** Start of DATA **

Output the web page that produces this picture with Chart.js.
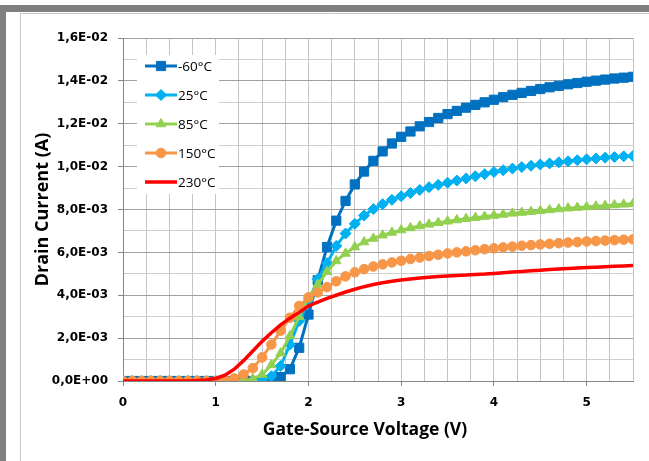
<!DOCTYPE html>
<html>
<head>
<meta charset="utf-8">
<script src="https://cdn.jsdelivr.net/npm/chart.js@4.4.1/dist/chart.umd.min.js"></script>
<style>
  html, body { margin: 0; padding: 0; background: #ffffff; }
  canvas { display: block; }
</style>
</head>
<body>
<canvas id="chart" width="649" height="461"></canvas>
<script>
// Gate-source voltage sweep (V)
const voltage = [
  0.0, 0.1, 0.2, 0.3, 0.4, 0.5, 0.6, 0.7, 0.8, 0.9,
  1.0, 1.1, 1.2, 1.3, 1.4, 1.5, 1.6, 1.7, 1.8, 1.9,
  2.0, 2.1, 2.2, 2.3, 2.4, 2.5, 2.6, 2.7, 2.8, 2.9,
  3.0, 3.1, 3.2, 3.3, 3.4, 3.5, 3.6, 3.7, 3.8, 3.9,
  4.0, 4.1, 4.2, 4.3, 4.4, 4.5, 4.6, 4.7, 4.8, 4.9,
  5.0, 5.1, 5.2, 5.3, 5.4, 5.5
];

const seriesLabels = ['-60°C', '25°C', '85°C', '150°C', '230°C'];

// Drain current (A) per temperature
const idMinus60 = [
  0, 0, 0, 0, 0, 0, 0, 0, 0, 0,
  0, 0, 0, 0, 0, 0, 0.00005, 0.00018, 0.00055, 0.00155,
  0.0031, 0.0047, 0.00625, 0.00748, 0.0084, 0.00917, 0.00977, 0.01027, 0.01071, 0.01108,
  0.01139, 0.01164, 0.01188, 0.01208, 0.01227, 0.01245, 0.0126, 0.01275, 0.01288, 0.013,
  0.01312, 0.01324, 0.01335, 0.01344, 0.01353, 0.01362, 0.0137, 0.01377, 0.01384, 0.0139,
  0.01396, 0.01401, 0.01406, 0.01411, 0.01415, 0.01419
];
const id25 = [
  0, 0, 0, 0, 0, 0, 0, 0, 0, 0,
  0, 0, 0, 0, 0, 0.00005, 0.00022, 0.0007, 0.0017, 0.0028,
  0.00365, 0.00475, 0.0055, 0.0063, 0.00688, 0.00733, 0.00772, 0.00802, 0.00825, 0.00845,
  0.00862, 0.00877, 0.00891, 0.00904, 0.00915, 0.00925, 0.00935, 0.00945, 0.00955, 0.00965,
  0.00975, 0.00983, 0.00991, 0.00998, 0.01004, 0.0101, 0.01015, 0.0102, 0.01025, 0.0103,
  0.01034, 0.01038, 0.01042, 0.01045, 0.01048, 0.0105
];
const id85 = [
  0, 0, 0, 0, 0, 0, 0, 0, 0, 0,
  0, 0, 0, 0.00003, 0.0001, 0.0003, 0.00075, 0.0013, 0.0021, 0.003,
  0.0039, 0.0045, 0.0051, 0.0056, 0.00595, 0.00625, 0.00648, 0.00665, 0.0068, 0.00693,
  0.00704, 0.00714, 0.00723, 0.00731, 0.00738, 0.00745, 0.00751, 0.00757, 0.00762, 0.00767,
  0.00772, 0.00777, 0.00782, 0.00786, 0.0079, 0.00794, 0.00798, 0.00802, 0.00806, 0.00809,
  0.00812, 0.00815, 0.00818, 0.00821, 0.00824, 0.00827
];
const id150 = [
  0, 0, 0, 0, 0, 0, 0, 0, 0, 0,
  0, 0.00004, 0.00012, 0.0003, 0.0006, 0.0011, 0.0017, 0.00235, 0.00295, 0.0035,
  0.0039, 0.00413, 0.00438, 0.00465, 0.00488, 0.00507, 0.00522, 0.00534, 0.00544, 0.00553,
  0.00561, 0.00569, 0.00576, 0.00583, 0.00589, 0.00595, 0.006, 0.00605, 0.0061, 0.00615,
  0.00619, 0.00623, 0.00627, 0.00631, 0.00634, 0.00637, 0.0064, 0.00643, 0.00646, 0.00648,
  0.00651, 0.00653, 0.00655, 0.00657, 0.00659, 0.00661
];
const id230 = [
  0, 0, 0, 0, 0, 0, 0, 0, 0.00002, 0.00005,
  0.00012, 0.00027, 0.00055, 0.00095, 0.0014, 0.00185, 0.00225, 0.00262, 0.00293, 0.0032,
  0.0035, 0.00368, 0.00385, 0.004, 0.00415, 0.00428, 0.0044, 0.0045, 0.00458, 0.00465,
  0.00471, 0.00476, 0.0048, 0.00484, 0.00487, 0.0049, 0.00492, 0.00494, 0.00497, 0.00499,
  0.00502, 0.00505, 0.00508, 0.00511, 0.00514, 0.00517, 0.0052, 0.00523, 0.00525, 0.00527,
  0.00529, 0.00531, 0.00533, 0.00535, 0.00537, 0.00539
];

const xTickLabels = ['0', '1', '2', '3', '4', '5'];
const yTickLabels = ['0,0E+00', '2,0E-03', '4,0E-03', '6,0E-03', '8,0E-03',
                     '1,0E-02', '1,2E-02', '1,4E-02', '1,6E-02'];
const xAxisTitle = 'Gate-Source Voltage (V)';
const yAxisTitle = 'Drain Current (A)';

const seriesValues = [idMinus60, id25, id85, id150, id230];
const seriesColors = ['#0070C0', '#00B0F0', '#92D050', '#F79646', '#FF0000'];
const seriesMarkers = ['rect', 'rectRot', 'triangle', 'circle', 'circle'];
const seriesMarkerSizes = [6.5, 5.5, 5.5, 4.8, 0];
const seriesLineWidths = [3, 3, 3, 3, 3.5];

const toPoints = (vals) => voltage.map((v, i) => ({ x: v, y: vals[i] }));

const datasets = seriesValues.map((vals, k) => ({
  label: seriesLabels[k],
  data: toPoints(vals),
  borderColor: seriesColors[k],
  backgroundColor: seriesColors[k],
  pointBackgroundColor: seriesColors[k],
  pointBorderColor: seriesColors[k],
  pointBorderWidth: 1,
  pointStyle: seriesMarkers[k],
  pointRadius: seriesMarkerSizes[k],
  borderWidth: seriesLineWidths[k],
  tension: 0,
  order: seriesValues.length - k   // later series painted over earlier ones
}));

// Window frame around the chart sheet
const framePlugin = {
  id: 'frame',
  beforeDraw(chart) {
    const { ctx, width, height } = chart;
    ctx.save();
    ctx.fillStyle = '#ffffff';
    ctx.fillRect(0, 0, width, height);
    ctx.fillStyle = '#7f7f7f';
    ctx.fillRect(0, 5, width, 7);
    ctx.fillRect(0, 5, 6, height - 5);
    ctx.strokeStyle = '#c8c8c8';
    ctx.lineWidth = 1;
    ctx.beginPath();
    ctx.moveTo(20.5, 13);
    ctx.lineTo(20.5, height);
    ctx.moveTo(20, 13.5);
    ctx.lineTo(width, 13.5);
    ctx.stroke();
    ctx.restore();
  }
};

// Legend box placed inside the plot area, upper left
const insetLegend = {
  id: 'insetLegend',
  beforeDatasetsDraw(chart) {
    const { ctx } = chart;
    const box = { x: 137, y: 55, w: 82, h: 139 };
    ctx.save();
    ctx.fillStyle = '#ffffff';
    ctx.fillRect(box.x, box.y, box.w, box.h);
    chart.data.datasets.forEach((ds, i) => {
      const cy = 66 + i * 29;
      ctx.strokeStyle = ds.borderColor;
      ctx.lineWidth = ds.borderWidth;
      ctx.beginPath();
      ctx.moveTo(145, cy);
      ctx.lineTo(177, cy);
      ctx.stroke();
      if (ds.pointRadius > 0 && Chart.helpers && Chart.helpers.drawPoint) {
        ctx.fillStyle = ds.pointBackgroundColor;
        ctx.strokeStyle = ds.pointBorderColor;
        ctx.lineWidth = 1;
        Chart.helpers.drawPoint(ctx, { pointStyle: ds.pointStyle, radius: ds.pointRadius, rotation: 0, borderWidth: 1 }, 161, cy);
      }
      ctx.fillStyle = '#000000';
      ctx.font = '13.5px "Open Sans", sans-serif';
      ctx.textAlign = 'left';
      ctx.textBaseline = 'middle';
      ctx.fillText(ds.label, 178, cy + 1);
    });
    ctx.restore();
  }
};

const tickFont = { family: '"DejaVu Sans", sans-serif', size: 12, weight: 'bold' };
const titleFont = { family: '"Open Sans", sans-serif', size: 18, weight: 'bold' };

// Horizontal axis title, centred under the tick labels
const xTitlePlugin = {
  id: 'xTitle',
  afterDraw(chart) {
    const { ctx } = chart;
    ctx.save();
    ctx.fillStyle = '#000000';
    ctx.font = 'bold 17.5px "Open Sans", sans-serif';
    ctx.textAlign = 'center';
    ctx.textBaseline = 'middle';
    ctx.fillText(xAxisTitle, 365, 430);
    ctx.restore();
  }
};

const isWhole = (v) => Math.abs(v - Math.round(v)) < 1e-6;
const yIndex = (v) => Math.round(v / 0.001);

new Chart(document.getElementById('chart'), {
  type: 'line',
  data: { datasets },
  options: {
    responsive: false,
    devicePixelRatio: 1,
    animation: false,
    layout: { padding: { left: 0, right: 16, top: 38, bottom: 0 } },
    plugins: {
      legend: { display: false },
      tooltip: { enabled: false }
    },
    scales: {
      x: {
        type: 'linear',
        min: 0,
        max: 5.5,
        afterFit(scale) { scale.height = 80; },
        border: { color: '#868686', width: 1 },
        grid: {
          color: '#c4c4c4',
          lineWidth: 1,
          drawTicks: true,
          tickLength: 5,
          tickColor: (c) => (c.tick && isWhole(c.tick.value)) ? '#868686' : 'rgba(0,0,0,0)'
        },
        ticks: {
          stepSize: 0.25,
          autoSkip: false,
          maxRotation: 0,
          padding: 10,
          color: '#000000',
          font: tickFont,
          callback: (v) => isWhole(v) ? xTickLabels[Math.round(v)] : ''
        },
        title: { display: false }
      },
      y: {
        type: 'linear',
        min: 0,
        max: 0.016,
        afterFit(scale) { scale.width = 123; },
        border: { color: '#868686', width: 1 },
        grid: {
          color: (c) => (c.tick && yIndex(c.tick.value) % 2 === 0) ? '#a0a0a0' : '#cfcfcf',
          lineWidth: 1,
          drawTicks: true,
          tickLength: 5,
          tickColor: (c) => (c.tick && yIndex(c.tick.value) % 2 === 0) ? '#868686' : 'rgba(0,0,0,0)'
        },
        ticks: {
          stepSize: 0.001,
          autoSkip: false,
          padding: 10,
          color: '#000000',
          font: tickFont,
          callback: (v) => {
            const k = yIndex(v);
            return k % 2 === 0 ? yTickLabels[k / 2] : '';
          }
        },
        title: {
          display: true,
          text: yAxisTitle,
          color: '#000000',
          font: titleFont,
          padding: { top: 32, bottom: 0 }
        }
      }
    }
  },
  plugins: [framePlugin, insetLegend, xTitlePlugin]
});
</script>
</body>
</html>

** End of DATA **

- WHAT YOU NEED TO DO -
Return, unchanged, the lines from the first line of the material through the line that holds "['-60°C', '25°C', '85°C', '150°C', '230°C'];", inclusive, omitting pictures.

- ANSWER FOR THE TASK -
Output the web page that produces this picture with Chart.js.
<!DOCTYPE html>
<html>
<head>
<meta charset="utf-8">
<script src="https://cdn.jsdelivr.net/npm/chart.js@4.4.1/dist/chart.umd.min.js"></script>
<style>
  html, body { margin: 0; padding: 0; background: #ffffff; }
  canvas { display: block; }
</style>
</head>
<body>
<canvas id="chart" width="649" height="461"></canvas>
<script>
// Gate-source voltage sweep (V)
const voltage = [
  0.0, 0.1, 0.2, 0.3, 0.4, 0.5, 0.6, 0.7, 0.8, 0.9,
  1.0, 1.1, 1.2, 1.3, 1.4, 1.5, 1.6, 1.7, 1.8, 1.9,
  2.0, 2.1, 2.2, 2.3, 2.4, 2.5, 2.6, 2.7, 2.8, 2.9,
  3.0, 3.1, 3.2, 3.3, 3.4, 3.5, 3.6, 3.7, 3.8, 3.9,
  4.0, 4.1, 4.2, 4.3, 4.4, 4.5, 4.6, 4.7, 4.8, 4.9,
  5.0, 5.1, 5.2, 5.3, 5.4, 5.5
];

const seriesLabels = ['-60°C', '25°C', '85°C', '150°C', '230°C'];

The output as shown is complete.